Job
Below is a listing to transcribe in full and exactly; keep the pictures out.

Input records
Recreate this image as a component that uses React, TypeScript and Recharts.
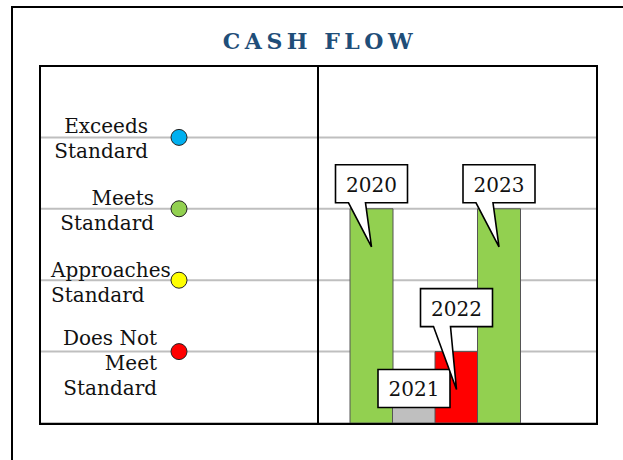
import { Bar, BarChart, CartesianGrid, Cell, LabelList, Scatter, ScatterChart, XAxis, YAxis } from "recharts";

// performance levels shown on the left half
const levelNames = ["Exceeds Standard", "Meets Standard", "Approaches Standard", "Does Not Meet Standard"];
const levelLines = [["Exceeds", "Standard"], ["Meets", "Standard"], ["Approaches", "Standard"], ["Does Not", "Meet", "Standard"]];
const levelValues = [4, 3, 2, 1];
const levelColors = ["#00B0F0", "#92D050", "#FFFF00", "#FF0000"];

// cash flow rating per year
const years = ["2020", "2021", "2022", "2023"];
const yearValues = [3, 0.75, 1, 3];
const yearColors = ["#92D050", "#BFBFBF", "#FF0000", "#92D050"];

const gridTicks = [1, 2, 3, 4];

const FONT = "'DejaVu Serif', serif";
const CHART_W = 278;
const CHART_H = 357;

// text placement next to each circle (style only)
const labelLayout = [
  { anchor: "end", dx: -31, dy: -4 },
  { anchor: "end", dx: -25, dy: -4 },
  { anchor: "start", dx: -128, dy: -3 },
  { anchor: "end", dx: -22, dy: -7 }
];

// callout placement above each bar (style only)
const calloutLayout = [
  { gap: 6, pointer: true },
  { gap: -38, pointer: false },
  { gap: 25, pointer: true },
  { gap: 6, pointer: true }
];

const levelData = levelNames.map((name, i) => ({
  name,
  x: 0.5,
  y: levelValues[i],
  lines: levelLines[i],
  color: levelColors[i],
  idx: i
}));

const yearData = years.map((year, i) => ({ year, value: yearValues[i] }));

const renderLevel = (props: unknown) => {
  const { cx, cy, payload } = props as {
    cx: number;
    cy: number;
    payload: { lines: string[]; color: string; idx: number };
  };
  const lay = labelLayout[payload.idx];
  return (
    <g>
      <circle cx={cx} cy={cy} r={8} fill={payload.color} stroke="#222" strokeWidth={1} />
      <text x={cx + lay.dx} y={cy + lay.dy} textAnchor={lay.anchor as "start" | "end"} fontFamily={FONT} fontSize={20} fill="#111">
        {payload.lines.map((line, k) => (
          <tspan key={k} x={cx + lay.dx} dy={k === 0 ? 0 : 25}>
            {line}
          </tspan>
        ))}
      </text>
    </g>
  );
};

const renderCallout = (props: unknown) => {
  const { x, y, width, value, index } = props as {
    x: number;
    y: number;
    width: number;
    value: number;
    index: number;
  };
  const lay = calloutLayout[index];
  const cx = x + width / 2;
  const bw = 72;
  const bh = 38;
  const left = cx - bw / 2;
  const right = cx + bw / 2;
  const bottom = y - lay.gap;
  const top = bottom - bh;
  const tipY = y + 38;
  const path = lay.pointer
    ? `M${left},${top} H${right} V${bottom} H${left + 30} L${cx},${tipY} L${left + 13},${bottom} H${left} Z`
    : `M${left},${top} H${right} V${bottom} H${left} Z`;
  return (
    <g key={`callout-${index}`}>
      <path d={path} fill="#fff" stroke="#000" strokeWidth={1.6} strokeLinejoin="miter" />
      <text x={cx} y={top + 27} textAnchor="middle" fontFamily={FONT} fontSize={20} fill="#111">
        {years[index] ?? value}
      </text>
    </g>
  );
};

export default function App() {
  return (
    <div style={{ position: "absolute", left: 0, top: 0, width: 623, height: 460, background: "#fff", overflow: "hidden" }}>
      <div style={{ position: "absolute", left: 11, top: 6, width: 700, height: 600, border: "2px solid #000" }} />
      <div
        style={{
          position: "absolute",
          left: 0,
          top: 30,
          width: 640,
          textAlign: "center",
          fontFamily: FONT,
          fontWeight: "bold",
          fontSize: 22,
          lineHeight: "22px",
          letterSpacing: 4.5,
          color: "#1F4E79"
        }}
      >
        CASH FLOW
      </div>

      <div style={{ position: "absolute", left: 40, top: 66 }}>
        <ScatterChart width={CHART_W} height={CHART_H} margin={{ top: 0, right: 0, bottom: 0, left: 0 }}>
          <CartesianGrid vertical={false} stroke="#BFBFBF" strokeWidth={2} />
          <XAxis type="number" dataKey="x" domain={[0, 1]} hide />
          <YAxis type="number" dataKey="y" domain={[0, 5]} ticks={gridTicks} hide />
          <Scatter data={levelData} shape={renderLevel} isAnimationActive={false} />
        </ScatterChart>
      </div>

      <div style={{ position: "absolute", left: 318, top: 66 }}>
        <BarChart width={CHART_W} height={CHART_H} data={yearData} barCategoryGap={0} margin={{ top: 0, right: 0, bottom: 0, left: 0 }}>
          <CartesianGrid vertical={false} stroke="#BFBFBF" strokeWidth={2} />
          <XAxis dataKey="year" hide padding={{ left: 32, right: 76 }} />
          <YAxis domain={[0, 5]} ticks={gridTicks} hide />
          <Bar dataKey="value" stroke="#555" strokeWidth={1} isAnimationActive={false}>
            {yearData.map((d, i) => (
              <Cell key={d.year} fill={yearColors[i]} />
            ))}
            <LabelList dataKey="value" content={renderCallout} />
          </Bar>
        </BarChart>
      </div>

      <div style={{ position: "absolute", left: 39, top: 65, width: 555, height: 356, border: "2px solid #000", pointerEvents: "none" }} />
      <div style={{ position: "absolute", left: 317, top: 66, width: 2, height: 357, background: "#000" }} />
    </div>
  );
}
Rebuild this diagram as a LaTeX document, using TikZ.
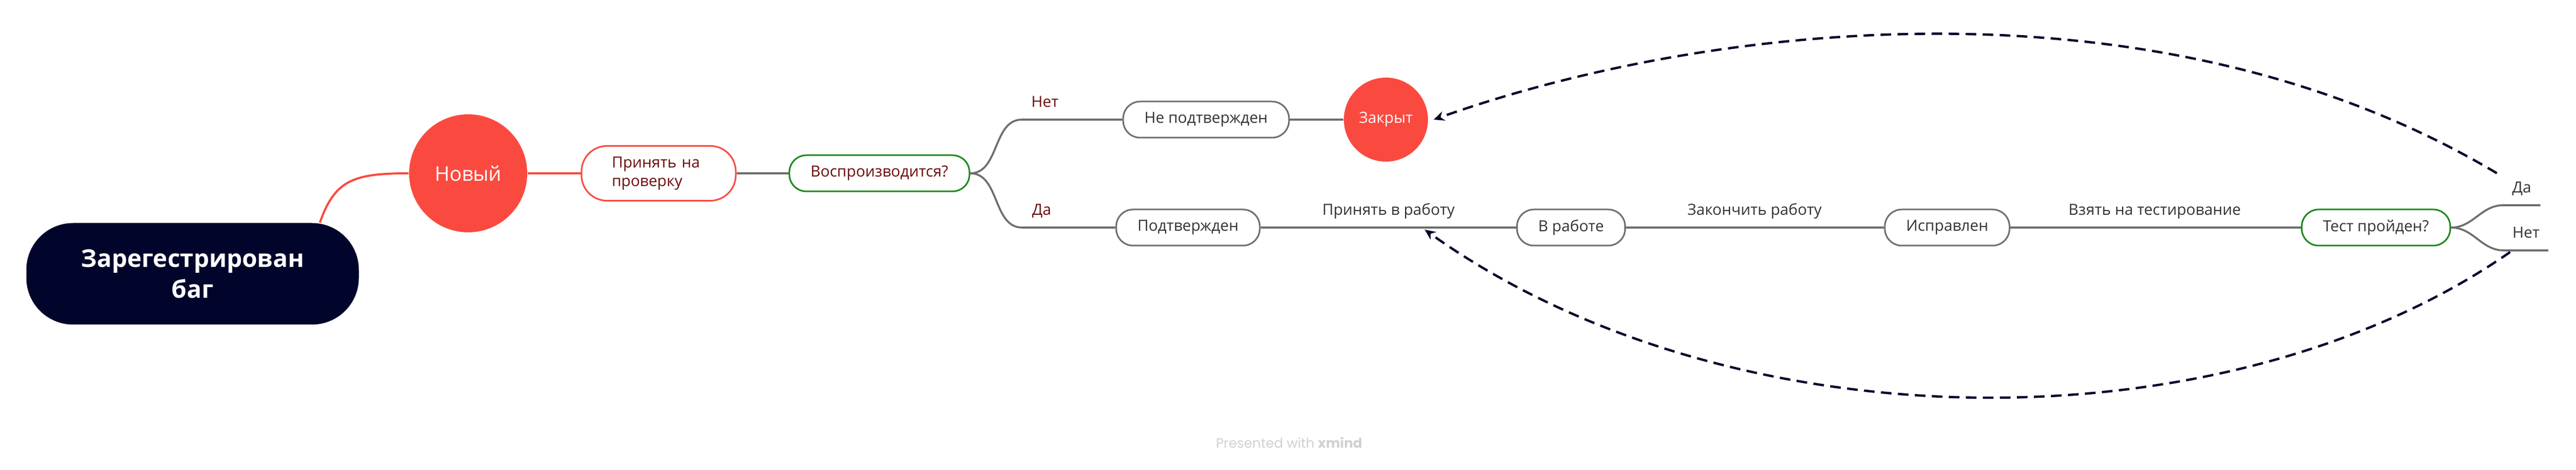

Complete output
Recreate this image as a component that uses React, TypeScript and Recharts.
import { Bar, BarChart, CartesianGrid, Cell, LabelList, Scatter, ScatterChart, XAxis, YAxis } from "recharts";

// performance levels shown on the left half
const levelNames = ["Exceeds Standard", "Meets Standard", "Approaches Standard", "Does Not Meet Standard"];
const levelLines = [["Exceeds", "Standard"], ["Meets", "Standard"], ["Approaches", "Standard"], ["Does Not", "Meet", "Standard"]];
const levelValues = [4, 3, 2, 1];
const levelColors = ["#00B0F0", "#92D050", "#FFFF00", "#FF0000"];

// cash flow rating per year
const years = ["2020", "2021", "2022", "2023"];
const yearValues = [3, 0.75, 1, 3];
const yearColors = ["#92D050", "#BFBFBF", "#FF0000", "#92D050"];

const gridTicks = [1, 2, 3, 4];

const FONT = "'DejaVu Serif', serif";
const CHART_W = 278;
const CHART_H = 357;

// text placement next to each circle (style only)
const labelLayout = [
  { anchor: "end", dx: -31, dy: -4 },
  { anchor: "end", dx: -25, dy: -4 },
  { anchor: "start", dx: -128, dy: -3 },
  { anchor: "end", dx: -22, dy: -7 }
];

// callout placement above each bar (style only)
const calloutLayout = [
  { gap: 6, pointer: true },
  { gap: -38, pointer: false },
  { gap: 25, pointer: true },
  { gap: 6, pointer: true }
];

const levelData = levelNames.map((name, i) => ({
  name,
  x: 0.5,
  y: levelValues[i],
  lines: levelLines[i],
  color: levelColors[i],
  idx: i
}));

const yearData = years.map((year, i) => ({ year, value: yearValues[i] }));

const renderLevel = (props: unknown) => {
  const { cx, cy, payload } = props as {
    cx: number;
    cy: number;
    payload: { lines: string[]; color: string; idx: number };
  };
  const lay = labelLayout[payload.idx];
  return (
    <g>
      <circle cx={cx} cy={cy} r={8} fill={payload.color} stroke="#222" strokeWidth={1} />
      <text x={cx + lay.dx} y={cy + lay.dy} textAnchor={lay.anchor as "start" | "end"} fontFamily={FONT} fontSize={20} fill="#111">
        {payload.lines.map((line, k) => (
          <tspan key={k} x={cx + lay.dx} dy={k === 0 ? 0 : 25}>
            {line}
          </tspan>
        ))}
      </text>
    </g>
  );
};

const renderCallout = (props: unknown) => {
  const { x, y, width, value, index } = props as {
    x: number;
    y: number;
    width: number;
    value: number;
    index: number;
  };
  const lay = calloutLayout[index];
  const cx = x + width / 2;
  const bw = 72;
  const bh = 38;
  const left = cx - bw / 2;
  const right = cx + bw / 2;
  const bottom = y - lay.gap;
  const top = bottom - bh;
  const tipY = y + 38;
  const path = lay.pointer
    ? `M${left},${top} H${right} V${bottom} H${left + 30} L${cx},${tipY} L${left + 13},${bottom} H${left} Z`
    : `M${left},${top} H${right} V${bottom} H${left} Z`;
  return (
    <g key={`callout-${index}`}>
      <path d={path} fill="#fff" stroke="#000" strokeWidth={1.6} strokeLinejoin="miter" />
      <text x={cx} y={top + 27} textAnchor="middle" fontFamily={FONT} fontSize={20} fill="#111">
        {years[index] ?? value}
      </text>
    </g>
  );
};

export default function App() {
  return (
    <div style={{ position: "absolute", left: 0, top: 0, width: 623, height: 460, background: "#fff", overflow: "hidden" }}>
      <div style={{ position: "absolute", left: 11, top: 6, width: 700, height: 600, border: "2px solid #000" }} />
      <div
        style={{
          position: "absolute",
          left: 0,
          top: 30,
          width: 640,
          textAlign: "center",
          fontFamily: FONT,
          fontWeight: "bold",
          fontSize: 22,
          lineHeight: "22px",
          letterSpacing: 4.5,
          color: "#1F4E79"
        }}
      >
        CASH FLOW
      </div>

      <div style={{ position: "absolute", left: 40, top: 66 }}>
        <ScatterChart width={CHART_W} height={CHART_H} margin={{ top: 0, right: 0, bottom: 0, left: 0 }}>
          <CartesianGrid vertical={false} stroke="#BFBFBF" strokeWidth={2} />
          <XAxis type="number" dataKey="x" domain={[0, 1]} hide />
          <YAxis type="number" dataKey="y" domain={[0, 5]} ticks={gridTicks} hide />
          <Scatter data={levelData} shape={renderLevel} isAnimationActive={false} />
        </ScatterChart>
      </div>

      <div style={{ position: "absolute", left: 318, top: 66 }}>
        <BarChart width={CHART_W} height={CHART_H} data={yearData} barCategoryGap={0} margin={{ top: 0, right: 0, bottom: 0, left: 0 }}>
          <CartesianGrid vertical={false} stroke="#BFBFBF" strokeWidth={2} />
          <XAxis dataKey="year" hide padding={{ left: 32, right: 76 }} />
          <YAxis domain={[0, 5]} ticks={gridTicks} hide />
          <Bar dataKey="value" stroke="#555" strokeWidth={1} isAnimationActive={false}>
            {yearData.map((d, i) => (
              <Cell key={d.year} fill={yearColors[i]} />
            ))}
            <LabelList dataKey="value" content={renderCallout} />
          </Bar>
        </BarChart>
      </div>

      <div style={{ position: "absolute", left: 39, top: 65, width: 555, height: 356, border: "2px solid #000", pointerEvents: "none" }} />
      <div style={{ position: "absolute", left: 317, top: 66, width: 2, height: 357, background: "#000" }} />
    </div>
  );
}
Rebuild this diagram as a LaTeX document, using TikZ.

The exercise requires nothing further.